The latter half of Season 4 deals with Wendy having a (poorly represented) "psychological breakdown" after her children choose to leave and checks herself into a psychiatric institution. It's highly likely that Wendy instated herself as a manipulative tactic to keep her children close to her, but nonetheless, she did it out of love. Wendy truly believes that she can protect them better than her alcoholic, abusive father ever could, even with the risk of the cartel on their backs.

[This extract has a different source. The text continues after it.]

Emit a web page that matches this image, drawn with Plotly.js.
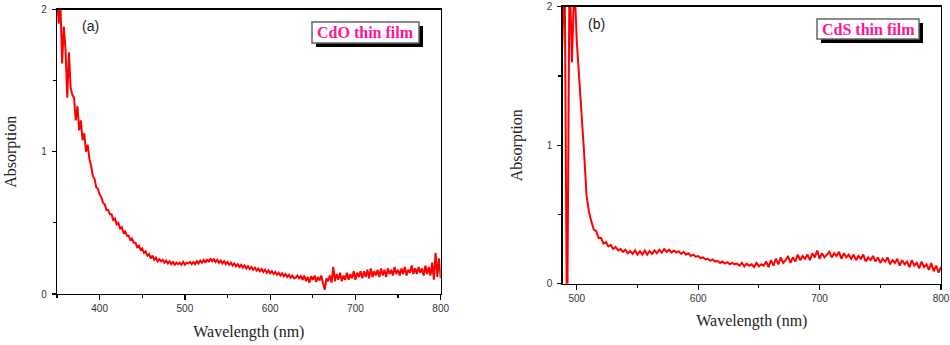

Wendy's love grows so strong that when it came down to it, she had to accept with Ruth's death if it meant her children were safe. It's a cold choice, but it comes from a mother's love. It's similar to Cersei's attempt to free Tommen from being brainwashed by the High Septon. Doing so, she chooses to kill hundreds of people by planting wildfire in the Sept of Baelor, leaving Tommen safe with her. So blinded by the love for her last living child, Cersei never thought to consider that Tommen would feel like such a failure of a king that he would end his own life.
However, in the end of the both of their respective series, their love ended up either destroying themselves or their children. Wendy's insistence on keeping her children close made Jonah into a murderer (which she fully condoned) and Cersei wanting her unborn baby to survive drove her to push Daenerys Targaryen too far. But at least Wendy didn't end up under a pile of rubble in Ozark and can still live out her days with her children as an influential family.
All four seasons of Ozark are available to stream on Netflix. Game of Thrones is available to stream on HBO Max.